◆ Instruction ◆
Print all of the data exactly as written.

◆ Data segment ◆
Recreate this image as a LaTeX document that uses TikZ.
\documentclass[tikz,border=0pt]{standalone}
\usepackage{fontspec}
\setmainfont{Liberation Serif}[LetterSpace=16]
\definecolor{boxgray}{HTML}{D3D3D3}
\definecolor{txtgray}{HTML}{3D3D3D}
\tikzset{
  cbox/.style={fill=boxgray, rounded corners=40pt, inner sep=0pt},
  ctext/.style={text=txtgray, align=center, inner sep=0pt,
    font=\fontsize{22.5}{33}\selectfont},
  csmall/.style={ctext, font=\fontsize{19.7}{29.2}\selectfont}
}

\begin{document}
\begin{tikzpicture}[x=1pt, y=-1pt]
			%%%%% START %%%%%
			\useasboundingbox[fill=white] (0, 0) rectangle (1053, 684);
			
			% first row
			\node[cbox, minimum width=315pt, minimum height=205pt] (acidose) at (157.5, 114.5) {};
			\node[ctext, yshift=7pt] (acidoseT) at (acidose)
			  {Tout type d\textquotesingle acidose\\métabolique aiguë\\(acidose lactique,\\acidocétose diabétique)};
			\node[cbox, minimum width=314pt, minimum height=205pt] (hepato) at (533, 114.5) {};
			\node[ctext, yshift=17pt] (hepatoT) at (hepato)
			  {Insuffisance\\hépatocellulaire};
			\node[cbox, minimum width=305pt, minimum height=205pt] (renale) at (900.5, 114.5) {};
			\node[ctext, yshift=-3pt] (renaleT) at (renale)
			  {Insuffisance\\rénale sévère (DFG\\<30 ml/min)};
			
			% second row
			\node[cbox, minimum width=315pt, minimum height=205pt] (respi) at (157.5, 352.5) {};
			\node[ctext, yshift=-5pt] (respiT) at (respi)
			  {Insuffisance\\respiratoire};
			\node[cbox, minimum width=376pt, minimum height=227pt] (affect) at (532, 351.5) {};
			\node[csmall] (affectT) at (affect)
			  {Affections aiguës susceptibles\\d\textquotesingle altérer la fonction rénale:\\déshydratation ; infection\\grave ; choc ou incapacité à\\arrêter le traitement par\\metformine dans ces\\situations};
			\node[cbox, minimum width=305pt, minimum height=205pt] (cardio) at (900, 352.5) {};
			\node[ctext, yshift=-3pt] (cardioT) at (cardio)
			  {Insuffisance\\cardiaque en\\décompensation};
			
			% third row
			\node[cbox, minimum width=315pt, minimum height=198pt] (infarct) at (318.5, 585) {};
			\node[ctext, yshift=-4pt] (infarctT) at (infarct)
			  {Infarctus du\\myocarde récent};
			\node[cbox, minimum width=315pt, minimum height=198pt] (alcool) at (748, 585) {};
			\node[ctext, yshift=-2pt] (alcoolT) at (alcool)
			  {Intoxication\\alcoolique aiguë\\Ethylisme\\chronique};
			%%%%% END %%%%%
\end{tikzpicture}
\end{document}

◆ Expected output ◆
Recreate this image as a LaTeX document that uses TikZ.
\documentclass[tikz,border=0pt]{standalone}
\usepackage{fontspec}
\setmainfont{Liberation Serif}[LetterSpace=16]
\definecolor{boxgray}{HTML}{D3D3D3}
\definecolor{txtgray}{HTML}{3D3D3D}
\tikzset{
  cbox/.style={fill=boxgray, rounded corners=40pt, inner sep=0pt},
  ctext/.style={text=txtgray, align=center, inner sep=0pt,
    font=\fontsize{22.5}{33}\selectfont},
  csmall/.style={ctext, font=\fontsize{19.7}{29.2}\selectfont}
}

\begin{document}
\begin{tikzpicture}[x=1pt, y=-1pt]
			%%%%% START %%%%%
			\useasboundingbox[fill=white] (0, 0) rectangle (1053, 684);
			
			% first row
			\node[cbox, minimum width=315pt, minimum height=205pt] (acidose) at (157.5, 114.5) {};
			\node[ctext, yshift=7pt] (acidoseT) at (acidose)
			  {Tout type d\textquotesingle acidose\\métabolique aiguë\\(acidose lactique,\\acidocétose diabétique)};
			\node[cbox, minimum width=314pt, minimum height=205pt] (hepato) at (533, 114.5) {};
			\node[ctext, yshift=17pt] (hepatoT) at (hepato)
			  {Insuffisance\\hépatocellulaire};
			\node[cbox, minimum width=305pt, minimum height=205pt] (renale) at (900.5, 114.5) {};
			\node[ctext, yshift=-3pt] (renaleT) at (renale)
			  {Insuffisance\\rénale sévère (DFG\\<30 ml/min)};
			
			% second row
			\node[cbox, minimum width=315pt, minimum height=205pt] (respi) at (157.5, 352.5) {};
			\node[ctext, yshift=-5pt] (respiT) at (respi)
			  {Insuffisance\\respiratoire};
			\node[cbox, minimum width=376pt, minimum height=227pt] (affect) at (532, 351.5) {};
			\node[csmall] (affectT) at (affect)
			  {Affections aiguës susceptibles\\d\textquotesingle altérer la fonction rénale:\\déshydratation ; infection\\grave ; choc ou incapacité à\\arrêter le traitement par\\metformine dans ces\\situations};
			\node[cbox, minimum width=305pt, minimum height=205pt] (cardio) at (900, 352.5) {};
			\node[ctext, yshift=-3pt] (cardioT) at (cardio)
			  {Insuffisance\\cardiaque en\\décompensation};
			
			% third row
			\node[cbox, minimum width=315pt, minimum height=198pt] (infarct) at (318.5, 585) {};
			\node[ctext, yshift=-4pt] (infarctT) at (infarct)
			  {Infarctus du\\myocarde récent};
			\node[cbox, minimum width=315pt, minimum height=198pt] (alcool) at (748, 585) {};
			\node[ctext, yshift=-2pt] (alcoolT) at (alcool)
			  {Intoxication\\alcoolique aiguë\\Ethylisme\\chronique};
			%%%%% END %%%%%
\end{tikzpicture}
\end{document}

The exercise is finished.